■ **Given exercise**: Exactly the lines from the one containing "Write the React, TypeScript" through the one containing "const squareErrUp = [0.35, 0.12, 0.3, 0.78, 0.7, 0.88];" are to be returned, please, without any pictures.

Saved entries
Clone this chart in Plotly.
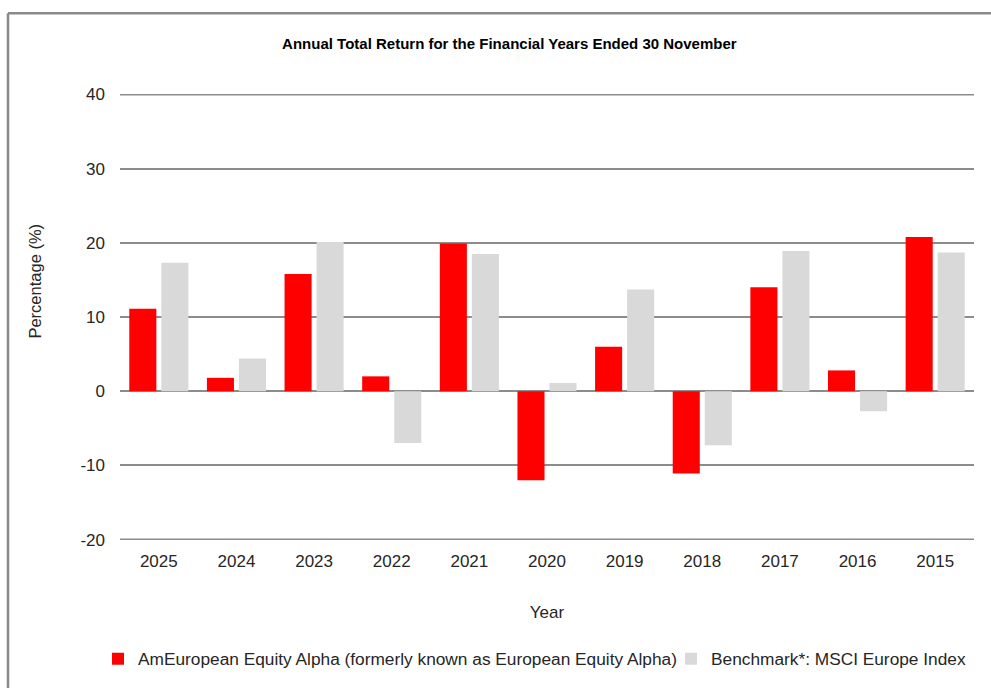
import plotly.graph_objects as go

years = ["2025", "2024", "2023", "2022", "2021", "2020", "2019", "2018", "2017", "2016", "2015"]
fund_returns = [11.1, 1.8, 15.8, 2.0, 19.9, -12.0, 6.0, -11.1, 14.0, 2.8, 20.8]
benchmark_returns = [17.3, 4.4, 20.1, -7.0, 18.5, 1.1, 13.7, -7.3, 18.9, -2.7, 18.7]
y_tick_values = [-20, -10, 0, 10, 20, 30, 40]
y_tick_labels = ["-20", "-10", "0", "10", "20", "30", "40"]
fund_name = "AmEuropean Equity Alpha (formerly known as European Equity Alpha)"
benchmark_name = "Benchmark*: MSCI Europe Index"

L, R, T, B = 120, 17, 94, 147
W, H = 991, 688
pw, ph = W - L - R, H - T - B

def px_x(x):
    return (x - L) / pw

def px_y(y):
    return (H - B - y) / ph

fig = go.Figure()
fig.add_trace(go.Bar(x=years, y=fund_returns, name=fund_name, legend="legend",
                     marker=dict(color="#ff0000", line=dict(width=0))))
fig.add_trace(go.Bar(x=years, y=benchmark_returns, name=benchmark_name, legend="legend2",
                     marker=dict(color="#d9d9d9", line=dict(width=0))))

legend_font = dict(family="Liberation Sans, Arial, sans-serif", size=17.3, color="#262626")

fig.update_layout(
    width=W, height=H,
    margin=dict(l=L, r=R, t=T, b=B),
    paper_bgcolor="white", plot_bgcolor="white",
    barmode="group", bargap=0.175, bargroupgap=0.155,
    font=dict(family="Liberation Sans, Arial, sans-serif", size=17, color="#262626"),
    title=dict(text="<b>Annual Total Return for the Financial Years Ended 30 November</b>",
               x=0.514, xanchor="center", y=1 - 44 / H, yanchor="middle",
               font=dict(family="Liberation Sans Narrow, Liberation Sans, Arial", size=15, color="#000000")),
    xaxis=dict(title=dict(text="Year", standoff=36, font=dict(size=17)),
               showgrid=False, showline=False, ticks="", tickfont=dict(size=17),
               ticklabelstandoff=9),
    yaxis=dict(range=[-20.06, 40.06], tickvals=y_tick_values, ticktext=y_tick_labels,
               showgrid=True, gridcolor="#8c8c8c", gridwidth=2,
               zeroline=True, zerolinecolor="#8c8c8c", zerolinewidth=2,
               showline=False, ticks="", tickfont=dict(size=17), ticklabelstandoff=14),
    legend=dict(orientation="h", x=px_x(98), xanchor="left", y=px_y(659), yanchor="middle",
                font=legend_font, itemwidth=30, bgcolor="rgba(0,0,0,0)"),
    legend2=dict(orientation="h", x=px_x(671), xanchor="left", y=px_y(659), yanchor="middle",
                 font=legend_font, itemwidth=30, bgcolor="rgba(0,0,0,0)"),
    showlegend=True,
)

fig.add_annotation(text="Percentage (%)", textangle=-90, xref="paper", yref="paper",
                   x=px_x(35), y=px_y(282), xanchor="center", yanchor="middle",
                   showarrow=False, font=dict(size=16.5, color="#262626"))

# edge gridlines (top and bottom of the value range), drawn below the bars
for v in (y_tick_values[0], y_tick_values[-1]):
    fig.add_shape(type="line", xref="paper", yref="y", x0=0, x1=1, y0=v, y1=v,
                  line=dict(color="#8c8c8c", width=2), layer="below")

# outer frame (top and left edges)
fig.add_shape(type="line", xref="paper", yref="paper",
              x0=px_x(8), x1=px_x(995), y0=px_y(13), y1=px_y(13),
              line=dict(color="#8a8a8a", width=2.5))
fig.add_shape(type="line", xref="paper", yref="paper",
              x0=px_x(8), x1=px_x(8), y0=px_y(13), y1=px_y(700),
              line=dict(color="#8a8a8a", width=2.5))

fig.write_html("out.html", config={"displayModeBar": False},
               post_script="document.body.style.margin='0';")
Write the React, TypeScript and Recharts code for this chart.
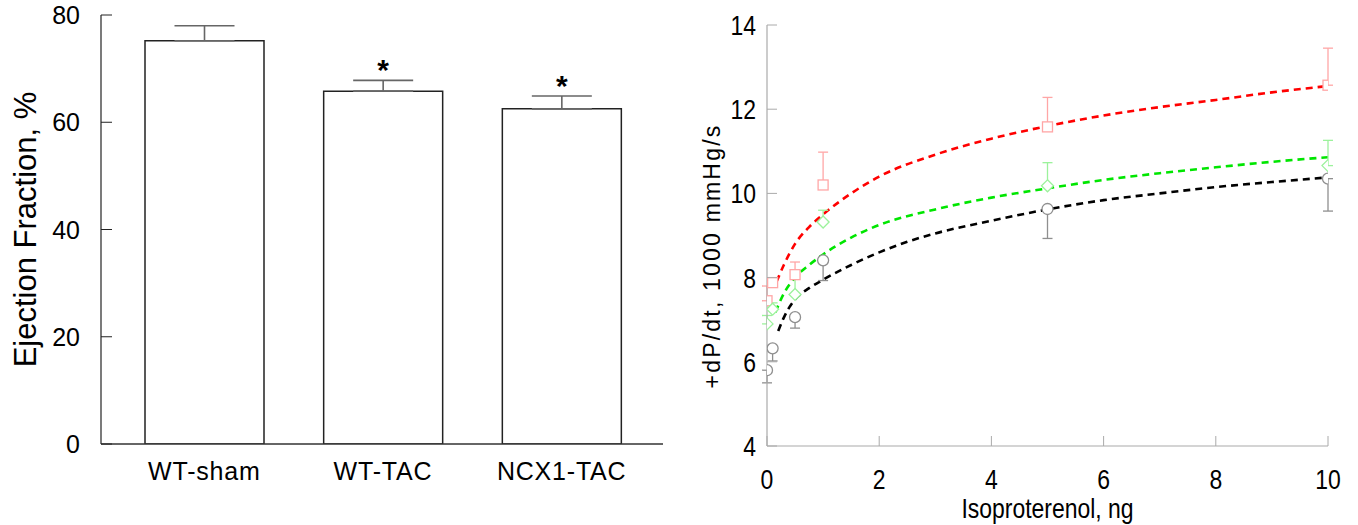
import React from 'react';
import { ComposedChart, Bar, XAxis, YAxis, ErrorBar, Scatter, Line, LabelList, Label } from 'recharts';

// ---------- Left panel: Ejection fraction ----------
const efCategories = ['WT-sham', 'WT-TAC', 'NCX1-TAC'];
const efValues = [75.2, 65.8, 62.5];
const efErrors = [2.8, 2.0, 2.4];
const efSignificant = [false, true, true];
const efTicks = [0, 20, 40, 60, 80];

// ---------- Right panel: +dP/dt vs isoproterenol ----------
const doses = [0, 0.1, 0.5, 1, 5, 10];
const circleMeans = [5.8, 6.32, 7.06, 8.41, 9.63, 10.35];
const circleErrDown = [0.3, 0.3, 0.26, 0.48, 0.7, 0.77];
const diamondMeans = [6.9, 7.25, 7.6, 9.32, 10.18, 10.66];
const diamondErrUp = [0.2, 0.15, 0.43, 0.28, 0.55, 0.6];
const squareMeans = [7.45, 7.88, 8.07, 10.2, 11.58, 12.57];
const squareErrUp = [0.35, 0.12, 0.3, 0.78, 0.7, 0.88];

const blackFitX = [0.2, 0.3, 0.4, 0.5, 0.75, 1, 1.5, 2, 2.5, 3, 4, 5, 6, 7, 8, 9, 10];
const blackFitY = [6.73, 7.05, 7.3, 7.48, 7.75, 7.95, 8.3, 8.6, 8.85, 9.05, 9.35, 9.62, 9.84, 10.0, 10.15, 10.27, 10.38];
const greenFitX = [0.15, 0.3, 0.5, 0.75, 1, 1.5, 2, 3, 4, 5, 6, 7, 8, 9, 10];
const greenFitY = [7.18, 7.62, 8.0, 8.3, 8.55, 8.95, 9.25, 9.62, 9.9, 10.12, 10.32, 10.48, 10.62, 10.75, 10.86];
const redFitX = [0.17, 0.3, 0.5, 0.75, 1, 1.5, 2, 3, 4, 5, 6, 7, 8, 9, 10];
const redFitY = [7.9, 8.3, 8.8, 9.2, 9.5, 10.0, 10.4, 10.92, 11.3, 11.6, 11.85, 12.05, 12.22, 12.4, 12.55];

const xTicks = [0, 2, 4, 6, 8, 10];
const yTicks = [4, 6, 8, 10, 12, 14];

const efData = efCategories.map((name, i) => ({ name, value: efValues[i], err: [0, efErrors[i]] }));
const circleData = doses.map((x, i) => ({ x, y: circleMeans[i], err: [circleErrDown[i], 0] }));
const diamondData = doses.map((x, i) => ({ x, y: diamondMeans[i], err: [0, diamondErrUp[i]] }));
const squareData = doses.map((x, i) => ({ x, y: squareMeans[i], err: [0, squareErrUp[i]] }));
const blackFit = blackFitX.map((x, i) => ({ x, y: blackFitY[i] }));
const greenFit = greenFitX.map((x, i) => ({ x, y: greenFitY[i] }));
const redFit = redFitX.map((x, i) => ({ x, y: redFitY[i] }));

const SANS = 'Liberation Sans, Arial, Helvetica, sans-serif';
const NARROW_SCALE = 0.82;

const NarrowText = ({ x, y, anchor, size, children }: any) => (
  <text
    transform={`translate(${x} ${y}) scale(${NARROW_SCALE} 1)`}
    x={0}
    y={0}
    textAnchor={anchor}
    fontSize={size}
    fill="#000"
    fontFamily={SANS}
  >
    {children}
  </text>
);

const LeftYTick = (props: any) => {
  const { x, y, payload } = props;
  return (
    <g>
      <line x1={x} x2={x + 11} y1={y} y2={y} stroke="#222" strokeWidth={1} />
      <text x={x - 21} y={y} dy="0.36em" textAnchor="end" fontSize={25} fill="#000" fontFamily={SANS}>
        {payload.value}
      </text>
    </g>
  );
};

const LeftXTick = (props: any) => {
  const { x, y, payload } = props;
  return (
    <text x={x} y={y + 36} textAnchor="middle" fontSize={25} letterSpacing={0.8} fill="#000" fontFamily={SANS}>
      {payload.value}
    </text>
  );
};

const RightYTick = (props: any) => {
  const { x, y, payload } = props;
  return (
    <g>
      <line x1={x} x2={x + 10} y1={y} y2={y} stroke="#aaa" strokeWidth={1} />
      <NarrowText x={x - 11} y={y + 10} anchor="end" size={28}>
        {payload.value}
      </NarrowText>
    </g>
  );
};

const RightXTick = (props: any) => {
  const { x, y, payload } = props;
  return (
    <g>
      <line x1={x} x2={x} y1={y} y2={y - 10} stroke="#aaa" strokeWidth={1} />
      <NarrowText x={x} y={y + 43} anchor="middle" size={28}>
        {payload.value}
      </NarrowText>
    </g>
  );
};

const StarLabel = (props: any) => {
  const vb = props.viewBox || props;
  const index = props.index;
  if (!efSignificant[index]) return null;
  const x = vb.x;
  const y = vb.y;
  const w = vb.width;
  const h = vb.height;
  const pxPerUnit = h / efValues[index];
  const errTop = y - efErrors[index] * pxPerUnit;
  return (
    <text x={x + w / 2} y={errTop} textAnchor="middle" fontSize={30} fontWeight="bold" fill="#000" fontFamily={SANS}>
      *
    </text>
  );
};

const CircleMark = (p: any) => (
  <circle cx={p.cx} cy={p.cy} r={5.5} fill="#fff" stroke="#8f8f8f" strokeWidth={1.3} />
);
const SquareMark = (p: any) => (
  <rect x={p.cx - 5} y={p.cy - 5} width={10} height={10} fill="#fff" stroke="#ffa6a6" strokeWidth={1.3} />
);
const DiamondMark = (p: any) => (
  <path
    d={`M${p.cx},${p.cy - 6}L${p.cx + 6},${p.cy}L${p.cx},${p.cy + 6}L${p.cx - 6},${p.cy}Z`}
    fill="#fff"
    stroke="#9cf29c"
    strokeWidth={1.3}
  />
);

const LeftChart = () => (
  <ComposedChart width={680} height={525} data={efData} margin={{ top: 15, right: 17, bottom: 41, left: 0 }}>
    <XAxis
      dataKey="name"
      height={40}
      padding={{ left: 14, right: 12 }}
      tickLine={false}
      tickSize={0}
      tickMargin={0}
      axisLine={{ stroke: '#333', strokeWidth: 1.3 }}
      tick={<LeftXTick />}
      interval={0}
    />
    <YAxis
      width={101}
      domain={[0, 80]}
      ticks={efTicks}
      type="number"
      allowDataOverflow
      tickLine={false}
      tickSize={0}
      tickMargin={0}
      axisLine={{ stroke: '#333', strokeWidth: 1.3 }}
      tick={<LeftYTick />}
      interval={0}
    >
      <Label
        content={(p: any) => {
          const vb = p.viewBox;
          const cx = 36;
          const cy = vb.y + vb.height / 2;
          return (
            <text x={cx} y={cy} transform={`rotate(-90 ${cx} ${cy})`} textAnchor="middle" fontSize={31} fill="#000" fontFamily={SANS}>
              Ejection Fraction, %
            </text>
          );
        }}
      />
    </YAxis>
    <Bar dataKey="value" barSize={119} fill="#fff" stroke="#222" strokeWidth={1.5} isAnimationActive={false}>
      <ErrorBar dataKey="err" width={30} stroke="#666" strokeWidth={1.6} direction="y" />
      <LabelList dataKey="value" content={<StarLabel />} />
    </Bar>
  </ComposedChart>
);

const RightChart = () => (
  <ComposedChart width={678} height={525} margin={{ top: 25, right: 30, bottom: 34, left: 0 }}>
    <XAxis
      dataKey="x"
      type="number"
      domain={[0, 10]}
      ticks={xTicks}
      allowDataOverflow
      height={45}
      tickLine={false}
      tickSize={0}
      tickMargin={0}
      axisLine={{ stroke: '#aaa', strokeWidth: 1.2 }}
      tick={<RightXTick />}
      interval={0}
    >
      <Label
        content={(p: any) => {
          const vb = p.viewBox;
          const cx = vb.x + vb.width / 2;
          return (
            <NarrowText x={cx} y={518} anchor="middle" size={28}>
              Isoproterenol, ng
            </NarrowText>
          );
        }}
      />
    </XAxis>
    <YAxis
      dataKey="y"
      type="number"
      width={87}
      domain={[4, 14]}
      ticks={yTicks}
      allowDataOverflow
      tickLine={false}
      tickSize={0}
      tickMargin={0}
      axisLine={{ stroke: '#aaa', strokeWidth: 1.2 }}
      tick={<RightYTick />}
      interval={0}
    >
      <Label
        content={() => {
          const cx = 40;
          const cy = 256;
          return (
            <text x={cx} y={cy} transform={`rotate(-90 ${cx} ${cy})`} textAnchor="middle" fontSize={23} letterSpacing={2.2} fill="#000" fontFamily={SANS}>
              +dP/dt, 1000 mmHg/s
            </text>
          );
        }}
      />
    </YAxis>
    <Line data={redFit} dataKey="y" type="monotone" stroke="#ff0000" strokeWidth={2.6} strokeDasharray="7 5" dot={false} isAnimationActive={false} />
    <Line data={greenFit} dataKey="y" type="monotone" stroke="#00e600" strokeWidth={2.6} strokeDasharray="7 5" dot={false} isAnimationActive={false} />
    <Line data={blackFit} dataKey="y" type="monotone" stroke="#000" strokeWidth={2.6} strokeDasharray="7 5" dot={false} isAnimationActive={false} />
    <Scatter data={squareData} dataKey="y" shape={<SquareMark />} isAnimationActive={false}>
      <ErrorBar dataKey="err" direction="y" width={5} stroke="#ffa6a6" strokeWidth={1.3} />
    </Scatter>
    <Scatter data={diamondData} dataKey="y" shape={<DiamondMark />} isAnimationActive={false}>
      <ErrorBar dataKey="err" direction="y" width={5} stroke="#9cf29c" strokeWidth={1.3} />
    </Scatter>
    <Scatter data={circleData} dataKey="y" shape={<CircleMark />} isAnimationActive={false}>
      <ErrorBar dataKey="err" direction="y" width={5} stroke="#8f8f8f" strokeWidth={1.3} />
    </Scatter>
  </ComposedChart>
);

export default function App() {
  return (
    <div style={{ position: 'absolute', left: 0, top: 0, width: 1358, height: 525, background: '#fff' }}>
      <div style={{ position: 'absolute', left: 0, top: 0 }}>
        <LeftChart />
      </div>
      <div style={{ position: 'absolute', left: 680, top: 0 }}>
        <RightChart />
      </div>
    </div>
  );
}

■ **Task result**:
Write the React, TypeScript and Recharts code for this chart.
import React from 'react';
import { ComposedChart, Bar, XAxis, YAxis, ErrorBar, Scatter, Line, LabelList, Label } from 'recharts';

// ---------- Left panel: Ejection fraction ----------
const efCategories = ['WT-sham', 'WT-TAC', 'NCX1-TAC'];
const efValues = [75.2, 65.8, 62.5];
const efErrors = [2.8, 2.0, 2.4];
const efSignificant = [false, true, true];
const efTicks = [0, 20, 40, 60, 80];

// ---------- Right panel: +dP/dt vs isoproterenol ----------
const doses = [0, 0.1, 0.5, 1, 5, 10];
const circleMeans = [5.8, 6.32, 7.06, 8.41, 9.63, 10.35];
const circleErrDown = [0.3, 0.3, 0.26, 0.48, 0.7, 0.77];
const diamondMeans = [6.9, 7.25, 7.6, 9.32, 10.18, 10.66];
const diamondErrUp = [0.2, 0.15, 0.43, 0.28, 0.55, 0.6];
const squareMeans = [7.45, 7.88, 8.07, 10.2, 11.58, 12.57];
const squareErrUp = [0.35, 0.12, 0.3, 0.78, 0.7, 0.88];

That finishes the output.